Olivia DiNucci, the second all-time leading scorer in Emerson women’s basketball history, said Saturday she will not play her senior season, saying she was frustrated by this past year of basketball and what she sees as a growing rift between athletes and Athletics Department officials.
Emerson did not make the playoffs this year for the first time since 2005. The team finished fifth in the preseason poll, yet found itself in ninth when the Great Northeast Athletic Conference (GNAC) schedule was over.
The team had one GNAC game remaining on the schedule last Saturday and was on the outside of the playoff picture looking in. A win would not guarantee a playoff spot, but a loss would have ended all hope of a postseason berth.
After defeating Anna Maria College 75-52 last Saturday, the women’s basketball team was eliminated later that day from GNAC playoff contention after losing to Norwich University.
“I just don’t want to play at Emerson College anymore, basically,” DiNucci said. “As an Emerson College player, I don’t think I’ll miss it.”

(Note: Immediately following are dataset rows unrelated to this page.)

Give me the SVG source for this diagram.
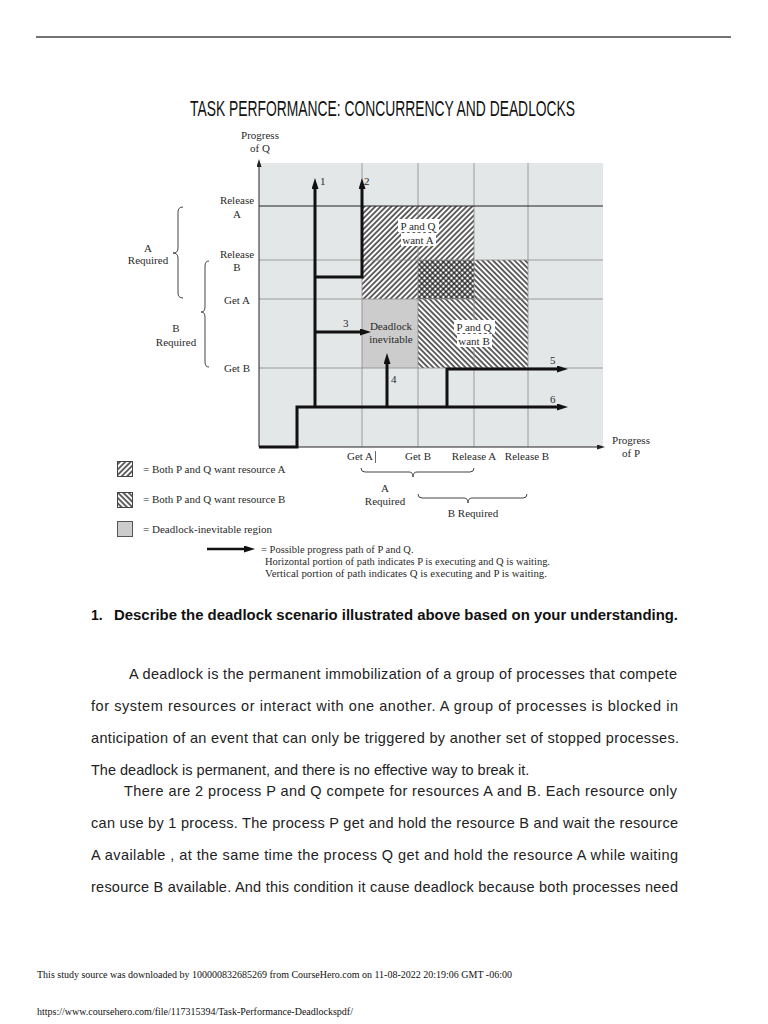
<svg xmlns="http://www.w3.org/2000/svg" width="768" height="1024" viewBox="0 0 768 1024">
<defs>
<pattern id="hf" width="3.8" height="3.8" patternUnits="userSpaceOnUse" patternTransform="rotate(45)"><rect width="3.8" height="3.8" fill="#ffffff"/><line x1="1" y1="0" x2="1" y2="3.8" stroke="#111" stroke-width="1.3"/></pattern>
<pattern id="hb" width="3.8" height="3.8" patternUnits="userSpaceOnUse" patternTransform="rotate(-45)"><rect width="3.8" height="3.8" fill="#ffffff"/><line x1="1" y1="0" x2="1" y2="3.8" stroke="#111" stroke-width="1.3"/></pattern>
<pattern id="hx" width="3.8" height="3.8" patternUnits="userSpaceOnUse" patternTransform="rotate(45)"><rect width="3.8" height="3.8" fill="#ffffff"/><line x1="1" y1="0" x2="1" y2="3.8" stroke="#111" stroke-width="1.2"/><line x1="0" y1="1" x2="3.8" y2="1" stroke="#111" stroke-width="1.2"/></pattern>
<marker id="ah" viewBox="0 0 11 7" refX="1" refY="3.5" markerWidth="11" markerHeight="7" markerUnits="userSpaceOnUse" orient="auto"><path d="M0,0 L11,3.5 L0,7 z" fill="#111"/></marker>
<marker id="ax" viewBox="0 0 8 5" refX="1" refY="2.5" markerWidth="8" markerHeight="5" markerUnits="userSpaceOnUse" orient="auto"><path d="M0,0 L8,2.5 L0,5 z" fill="#222"/></marker>
</defs>
<style>
.ch{font-family:"Liberation Serif","Times New Roman",serif;font-size:11px;fill:#2a2a2a}
.lg{font-family:"Liberation Serif","Times New Roman",serif;font-size:10.5px;fill:#2a2a2a}
.mid{text-anchor:middle}
.grid{stroke:#8a8a8a;stroke-width:0.8;fill:none}
.path{stroke:#111;stroke-width:3;fill:none}
.brace{stroke:#444;stroke-width:1;fill:none}
.body{font-family:"Liberation Sans",Arial,sans-serif;font-size:14.5px;fill:#222}
.ft{font-family:"Liberation Serif","Times New Roman",serif;font-size:10px;fill:#111}
</style>
<rect width="768" height="1024" fill="#ffffff"/>
<line x1="36" y1="37" x2="731" y2="37" stroke="#444" stroke-width="1.3"/>
<g id="title" transform="translate(190,116) scale(0.63,1)">
<text x="0" y="0" font-family="Liberation Sans,Arial,sans-serif" font-size="22" fill="#111">TASK PERFORMANCE: CONCURRENCY AND DEADLOCKS</text>
</g>

<g id="chart">
<rect x="259" y="163" width="344" height="284" fill="#e3e7e7"/>
<rect x="362" y="206" width="112" height="93" fill="url(#hf)"/>
<rect x="418" y="260" width="110" height="108" fill="url(#hb)"/>
<rect x="418" y="260" width="56" height="39" fill="url(#hx)"/>
<rect x="362" y="299" width="56" height="69" fill="#cccccc"/>
<g class="grid">
<line x1="259" y1="260" x2="603" y2="260"/>
<line x1="259" y1="299" x2="603" y2="299"/>
<line x1="259" y1="368" x2="603" y2="368"/>
<line x1="362" y1="163" x2="362" y2="447"/>
<line x1="418" y1="163" x2="418" y2="447"/>
<line x1="474" y1="163" x2="474" y2="447"/>
<line x1="528" y1="163" x2="528" y2="447"/>
</g>
<line x1="259" y1="206" x2="603" y2="206" stroke="#222" stroke-width="1"/>
</g>

<g id="axes">
<line x1="259" y1="447" x2="259" y2="166" stroke="#222" stroke-width="1" marker-end="url(#ax)"/>
<line x1="259" y1="447" x2="598" y2="447" stroke="#222" stroke-width="1" marker-end="url(#ax)"/>
<text class="ch mid" x="260" y="139">Progress</text>
<text class="ch mid" x="260" y="152">of Q</text>
<text class="ch mid" x="631" y="444">Progress</text>
<text class="ch mid" x="631" y="457">of P</text>
</g>

<g id="y-labels">
<text class="ch mid" x="237" y="204">Release</text>
<text class="ch mid" x="237" y="218">A</text>
<text class="ch mid" x="237" y="258">Release</text>
<text class="ch mid" x="237" y="271">B</text>
<text class="ch mid" x="237" y="304">Get A</text>
<text class="ch mid" x="237" y="372">Get B</text>
<path class="brace" d="M183,207 Q178,207 178,212 L178,248 Q178,253 173,253 Q178,253 178,258 L178,293 Q178,298 183,298"/>
<text class="ch mid" x="148" y="252">A</text>
<text class="ch mid" x="148" y="264">Required</text>
<path class="brace" d="M209,261 Q205,261 205,266 L205,307 Q205,312 201,312 Q205,312 205,317 L205,362 Q205,367 209,367"/>
<text class="ch mid" x="176" y="332">B</text>
<text class="ch mid" x="176" y="346">Required</text>
</g>

<g id="x-labels">
<text class="ch mid" x="360" y="460">Get A</text>
<line x1="375.5" y1="451" x2="375.5" y2="463" stroke="#444" stroke-width="0.8"/>
<text class="ch mid" x="418" y="460">Get B</text>
<text class="ch mid" x="474" y="460">Release A</text>
<text class="ch mid" x="527" y="460">Release B</text>
<path class="brace" d="M361,468 Q361,472 365,472 L409,472 Q413,472 413,477 Q413,472 417,472 L470,472 Q474,472 474,468"/>
<text class="ch mid" x="385" y="492">A</text>
<text class="ch mid" x="385" y="505">Required</text>
<path class="brace" d="M418,494 Q418,498 422,498 L464,498 Q468,498 468,503 Q468,498 472,498 L523,498 Q527,498 527,494"/>
<text class="ch mid" x="473" y="517">B Required</text>
</g>

<g id="region-labels">
<rect x="398" y="219" width="41" height="13" fill="#ffffff"/>
<rect x="401" y="233" width="35" height="13" fill="#ffffff"/>
<text class="ch mid" x="418" y="230">P and Q</text>
<text class="ch mid" x="418" y="244">want A</text>
<rect x="454" y="320" width="41" height="13" fill="#ffffff"/>
<rect x="457" y="334" width="35" height="13" fill="#ffffff"/>
<text class="ch mid" x="474" y="331">P and Q</text>
<text class="ch mid" x="474" y="345">want B</text>
<text class="ch mid" x="391" y="330">Deadlock</text>
<text class="ch mid" x="391" y="343">inevitable</text>
</g>

<g id="connectors">
<path class="path" d="M259,447 L297,447 L297,407 L558,407" marker-end="url(#ah)"/>
<path class="path" d="M315,407 L315,188" marker-end="url(#ah)"/>
<path class="path" d="M315,277 L362,277 L362,188" marker-end="url(#ah)"/>
<path class="path" d="M315,332 L361,332" marker-end="url(#ah)"/>
<path class="path" d="M387,407 L387,363" marker-end="url(#ah)"/>
<path class="path" d="M447,407 L447,369 L558,369" marker-end="url(#ah)"/>
</g>

<g id="path-labels">
<text class="ch" x="320" y="185">1</text>
<text class="ch" x="364" y="185">2</text>
<text class="ch" x="343" y="327">3</text>
<text class="ch" x="391" y="383">4</text>
<text class="ch" x="550" y="364">5</text>
<text class="ch" x="550" y="403">6</text>
</g>

<g id="legend">
<rect x="117.5" y="461.5" width="15" height="15" fill="url(#hf)" stroke="#444" stroke-width="1"/>
<text class="ch" x="143" y="472.5">= Both P and Q want resource A</text>
<rect x="117.5" y="492.5" width="15" height="15" fill="url(#hb)" stroke="#444" stroke-width="1"/>
<text class="ch" x="143" y="503">= Both P and Q want resource B</text>
<rect x="117.5" y="521.5" width="15" height="15" fill="#cccccc" stroke="#555" stroke-width="1"/>
<text class="ch" x="143" y="533">= Deadlock-inevitable region</text>
<line x1="207" y1="549" x2="245" y2="549" stroke="#111" stroke-width="2.5" marker-end="url(#ah)"/>
<text class="lg" x="261" y="552.5">= Possible progress path of P and Q.</text>
<text class="lg" x="265" y="565" textLength="285" lengthAdjust="spacingAndGlyphs">Horizontal portion of path indicates P is executing and Q is waiting.</text>
<text class="lg" x="265" y="577" textLength="282" lengthAdjust="spacingAndGlyphs">Vertical portion of path indicates Q is executing and P is waiting.</text>
</g>

<g id="text-body">
<text x="91" y="620" font-family="Liberation Sans,Arial,sans-serif" font-size="14" font-weight="bold" fill="#111">1.</text>
<text x="114" y="620" font-family="Liberation Sans,Arial,sans-serif" font-size="14" font-weight="bold" fill="#111" textLength="564" lengthAdjust="spacingAndGlyphs">Describe the deadlock scenario illustrated above based on your understanding.</text>
<text class="body" x="129" y="679" textLength="548">A deadlock is the permanent immobilization of a group of processes that compete</text>
<text class="body" x="91" y="711" textLength="587">for system resources or interact with one another. A group of processes is blocked in</text>
<text class="body" x="91" y="743" textLength="588">anticipation of an event that can only be triggered by another set of stopped processes.</text>
<text class="body" x="91" y="775">The deadlock is permanent, and there is no effective way to break it.</text>
<text class="body" x="124" y="796" textLength="553">There are 2 process P and Q compete for resources A and B. Each resource only</text>
<text class="body" x="91" y="828" textLength="587">can use by 1 process. The process P get and hold the resource B and wait the resource</text>
<text class="body" x="91" y="860" textLength="587">A available , at the same time the process Q get and hold the resource A while waiting</text>
<text class="body" x="91" y="892" textLength="587">resource B available. And this condition it cause deadlock because both processes need</text>
</g>

<g id="footer">
<text class="ft" x="37" y="978">This study source was downloaded by 100000832685269 from CourseHero.com on 11-08-2022 20:19:06 GMT -06:00</text>
<text class="ft" x="37" y="1015">https://www.coursehero.com/file/117315394/Task-Performance-Deadlockspdf/</text>
</g>
</svg>
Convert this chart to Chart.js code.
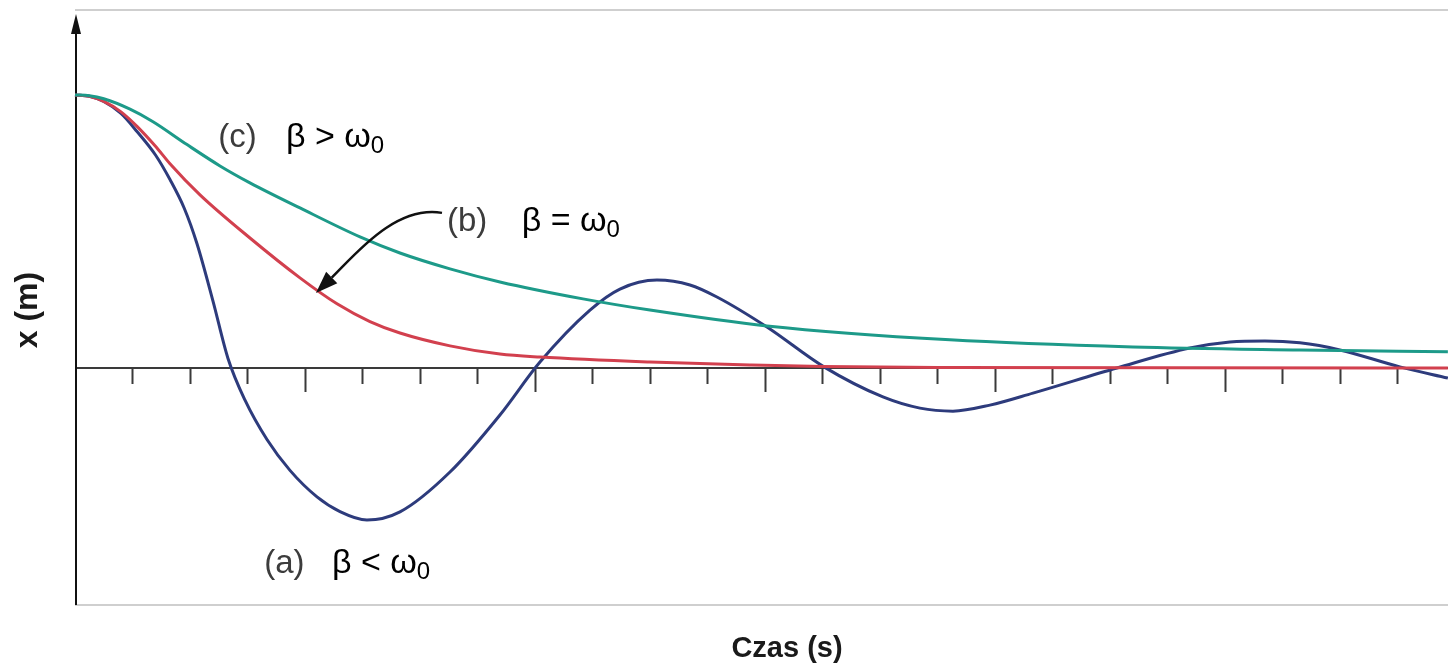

Only 76 points shy of tying Molly Zahr as the highest scoring player in Emerson women’s basketball history, DiNucci will leave Boston to attend Emerson’s Washington D.C. program in the fall. While the GNAC schedule does not begin until second semester, after DiNucci will have returned to Boston, the junior is electing to take a capstone class while in D.C. and graduate a semester early had the situation with basketball been different, DiNucci said it would have changed her decision.
“I just don’t like playing in this atmosphere here, I just don’t feel like I’m playing a collegiate sport,” DiNucci said.
The junior guard liked the team’s prospects before the season, but said things did not pan out as she thought they would.
“We have advantages that I don’t think we took advantage of,” DiNucci said. “I don’t feel like we executed well.”
Her coach acknowledged her frustrations and described DiNucci as a fierce competitor.
“We didn’t accomplish what we wanted to — she took that personally, took that to heart,” Bill Gould said. “I think teams really keyed in on her this year for her first time at Emerson, and it was a tough adjustment for her.”
Throughout the season, DiNucci still enjoyed her usual success, despite heightened defensive pressure from opponents. Her 17.1 points per game were the fourth highest in the GNAC. Her 40 percent three-point shooting efficiency was second highest in the league. She eclipsed the 1,000 point plateau this January and passed her former teammate Kathy Andrade as the second all-time leading scorer in Emerson women’s basketball history in the final game of the season, with Andrade in attendance.
But as the team struggled to find wins, DiNucci said her frustrations grew. The women finished with an overall record of 9-16 and a 6-7 record in conference.
“All I wanted to do was win after so long,” DiNucci said. “I didn’t understand a lot of the coaching decisions, and some of the things I recognized, I wish they were recognized by others.”
DiNucci said she hoped things would improve after every season, but they did not. One of the problems she cited was a small roster — the team never had more than nine girls so the players could not scrimmage during practice. In turn, DiNucci said it led to a culture where players could get away with more, as the team was so short on numbers.
“I could see that as being a valid concern, and with the number of recruits I’m looking at this season, hopefully I rectify this situation,” Gould said. “Kids make decisions for many reasons, some of them are good, some of them are not.”
Still, the junior also cited displeasure with the Athletics Department as another reason for her decision.
“As I look back on it, I understand Emerson wants to build itself up as an athletic department, but I constantly felt like I was playing an intramural sport, which sort of made me feel it’s not worth it to come back and play next year,” DiNucci said. “When you come to a school, and you commit so much time to something, you think people would be supportive, but you walk in [to the athletics offices], and the administration doesn’t even acknowledge you. I don’t like that environment.”
The Athletics Department declined to comment on the issue. DiNucci encouraged other athletes — whom she said held similar opinions — to speak up about what she described as a culture of mistrust between athletes and administrators after the controversial firing of a coach last year.
“For all the athletes as a whole, I hope things change in athletics,” DiNucci said. “Ever since the [men’s basketball coach] Hank Smith firing, people have felt like athletics is scheming, and no one knows what they’re going to do next.”
DiNucci plans to bring her concerns directly to the department.
“Things that I have taken issue with, I’m going to address with the athletic department,” DiNucci said. “We as athletes won’t be fired for speaking up, others will.”